-- Start --

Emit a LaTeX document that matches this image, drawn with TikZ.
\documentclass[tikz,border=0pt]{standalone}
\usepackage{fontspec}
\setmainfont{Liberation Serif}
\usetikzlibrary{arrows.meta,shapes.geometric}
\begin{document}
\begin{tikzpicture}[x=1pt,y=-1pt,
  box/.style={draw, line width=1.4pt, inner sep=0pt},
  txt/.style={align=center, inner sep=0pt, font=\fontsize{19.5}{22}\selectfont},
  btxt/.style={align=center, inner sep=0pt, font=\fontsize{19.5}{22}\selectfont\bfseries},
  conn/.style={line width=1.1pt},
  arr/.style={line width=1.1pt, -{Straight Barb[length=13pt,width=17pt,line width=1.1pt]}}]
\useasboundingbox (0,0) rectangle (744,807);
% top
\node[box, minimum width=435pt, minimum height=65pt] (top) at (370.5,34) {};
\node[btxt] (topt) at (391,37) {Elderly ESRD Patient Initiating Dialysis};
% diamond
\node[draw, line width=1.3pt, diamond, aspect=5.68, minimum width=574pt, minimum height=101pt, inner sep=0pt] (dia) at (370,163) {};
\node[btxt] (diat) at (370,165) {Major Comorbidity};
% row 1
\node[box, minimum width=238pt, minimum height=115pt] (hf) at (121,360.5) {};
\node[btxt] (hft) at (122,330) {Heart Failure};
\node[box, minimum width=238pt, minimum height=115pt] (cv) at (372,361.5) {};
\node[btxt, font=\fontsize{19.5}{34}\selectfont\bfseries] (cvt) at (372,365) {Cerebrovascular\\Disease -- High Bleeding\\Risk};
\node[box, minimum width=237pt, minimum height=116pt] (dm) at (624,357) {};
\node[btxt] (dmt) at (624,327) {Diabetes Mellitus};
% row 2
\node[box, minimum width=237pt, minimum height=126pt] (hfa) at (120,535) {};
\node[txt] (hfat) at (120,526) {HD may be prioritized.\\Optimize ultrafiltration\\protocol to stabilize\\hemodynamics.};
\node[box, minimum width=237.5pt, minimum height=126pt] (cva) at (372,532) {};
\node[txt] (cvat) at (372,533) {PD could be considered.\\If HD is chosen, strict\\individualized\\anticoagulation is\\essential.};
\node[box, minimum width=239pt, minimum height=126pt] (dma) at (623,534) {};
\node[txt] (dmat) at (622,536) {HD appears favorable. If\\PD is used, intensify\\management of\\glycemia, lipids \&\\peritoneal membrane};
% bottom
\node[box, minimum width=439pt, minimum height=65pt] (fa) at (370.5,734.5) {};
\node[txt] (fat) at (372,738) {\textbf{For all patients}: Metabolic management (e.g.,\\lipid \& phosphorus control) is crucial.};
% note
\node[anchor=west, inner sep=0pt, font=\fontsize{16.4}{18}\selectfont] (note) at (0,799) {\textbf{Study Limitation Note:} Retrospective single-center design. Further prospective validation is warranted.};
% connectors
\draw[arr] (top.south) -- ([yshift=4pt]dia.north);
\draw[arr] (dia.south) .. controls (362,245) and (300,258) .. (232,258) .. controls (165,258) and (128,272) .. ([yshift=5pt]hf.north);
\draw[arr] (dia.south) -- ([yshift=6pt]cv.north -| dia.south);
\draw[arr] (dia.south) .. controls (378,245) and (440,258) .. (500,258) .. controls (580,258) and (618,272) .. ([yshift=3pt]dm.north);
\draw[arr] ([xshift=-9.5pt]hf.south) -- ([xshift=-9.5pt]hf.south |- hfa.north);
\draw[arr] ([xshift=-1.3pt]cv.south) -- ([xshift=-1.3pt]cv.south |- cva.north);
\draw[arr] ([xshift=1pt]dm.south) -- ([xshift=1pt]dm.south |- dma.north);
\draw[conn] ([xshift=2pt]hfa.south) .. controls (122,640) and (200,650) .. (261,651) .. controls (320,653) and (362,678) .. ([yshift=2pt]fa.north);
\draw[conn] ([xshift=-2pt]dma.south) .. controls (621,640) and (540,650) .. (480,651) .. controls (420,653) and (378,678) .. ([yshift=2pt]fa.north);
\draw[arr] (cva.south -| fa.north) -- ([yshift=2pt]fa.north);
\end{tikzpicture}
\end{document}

-- End --

▶ Task goal:
Your task is to repeat the data exactly, with nothing left out.

▶ Final result:
Emit a LaTeX document that matches this image, drawn with TikZ.
\documentclass[tikz,border=0pt]{standalone}
\usepackage{fontspec}
\setmainfont{Liberation Serif}
\usetikzlibrary{arrows.meta,shapes.geometric}
\begin{document}
\begin{tikzpicture}[x=1pt,y=-1pt,
  box/.style={draw, line width=1.4pt, inner sep=0pt},
  txt/.style={align=center, inner sep=0pt, font=\fontsize{19.5}{22}\selectfont},
  btxt/.style={align=center, inner sep=0pt, font=\fontsize{19.5}{22}\selectfont\bfseries},
  conn/.style={line width=1.1pt},
  arr/.style={line width=1.1pt, -{Straight Barb[length=13pt,width=17pt,line width=1.1pt]}}]
\useasboundingbox (0,0) rectangle (744,807);
% top
\node[box, minimum width=435pt, minimum height=65pt] (top) at (370.5,34) {};
\node[btxt] (topt) at (391,37) {Elderly ESRD Patient Initiating Dialysis};
% diamond
\node[draw, line width=1.3pt, diamond, aspect=5.68, minimum width=574pt, minimum height=101pt, inner sep=0pt] (dia) at (370,163) {};
\node[btxt] (diat) at (370,165) {Major Comorbidity};
% row 1
\node[box, minimum width=238pt, minimum height=115pt] (hf) at (121,360.5) {};
\node[btxt] (hft) at (122,330) {Heart Failure};
\node[box, minimum width=238pt, minimum height=115pt] (cv) at (372,361.5) {};
\node[btxt, font=\fontsize{19.5}{34}\selectfont\bfseries] (cvt) at (372,365) {Cerebrovascular\\Disease -- High Bleeding\\Risk};
\node[box, minimum width=237pt, minimum height=116pt] (dm) at (624,357) {};
\node[btxt] (dmt) at (624,327) {Diabetes Mellitus};
% row 2
\node[box, minimum width=237pt, minimum height=126pt] (hfa) at (120,535) {};
\node[txt] (hfat) at (120,526) {HD may be prioritized.\\Optimize ultrafiltration\\protocol to stabilize\\hemodynamics.};
\node[box, minimum width=237.5pt, minimum height=126pt] (cva) at (372,532) {};
\node[txt] (cvat) at (372,533) {PD could be considered.\\If HD is chosen, strict\\individualized\\anticoagulation is\\essential.};
\node[box, minimum width=239pt, minimum height=126pt] (dma) at (623,534) {};
\node[txt] (dmat) at (622,536) {HD appears favorable. If\\PD is used, intensify\\management of\\glycemia, lipids \&\\peritoneal membrane};
% bottom
\node[box, minimum width=439pt, minimum height=65pt] (fa) at (370.5,734.5) {};
\node[txt] (fat) at (372,738) {\textbf{For all patients}: Metabolic management (e.g.,\\lipid \& phosphorus control) is crucial.};
% note
\node[anchor=west, inner sep=0pt, font=\fontsize{16.4}{18}\selectfont] (note) at (0,799) {\textbf{Study Limitation Note:} Retrospective single-center design. Further prospective validation is warranted.};
% connectors
\draw[arr] (top.south) -- ([yshift=4pt]dia.north);
\draw[arr] (dia.south) .. controls (362,245) and (300,258) .. (232,258) .. controls (165,258) and (128,272) .. ([yshift=5pt]hf.north);
\draw[arr] (dia.south) -- ([yshift=6pt]cv.north -| dia.south);
\draw[arr] (dia.south) .. controls (378,245) and (440,258) .. (500,258) .. controls (580,258) and (618,272) .. ([yshift=3pt]dm.north);
\draw[arr] ([xshift=-9.5pt]hf.south) -- ([xshift=-9.5pt]hf.south |- hfa.north);
\draw[arr] ([xshift=-1.3pt]cv.south) -- ([xshift=-1.3pt]cv.south |- cva.north);
\draw[arr] ([xshift=1pt]dm.south) -- ([xshift=1pt]dm.south |- dma.north);
\draw[conn] ([xshift=2pt]hfa.south) .. controls (122,640) and (200,650) .. (261,651) .. controls (320,653) and (362,678) .. ([yshift=2pt]fa.north);
\draw[conn] ([xshift=-2pt]dma.south) .. controls (621,640) and (540,650) .. (480,651) .. controls (420,653) and (378,678) .. ([yshift=2pt]fa.north);
\draw[arr] (cva.south -| fa.north) -- ([yshift=2pt]fa.north);
\end{tikzpicture}
\end{document}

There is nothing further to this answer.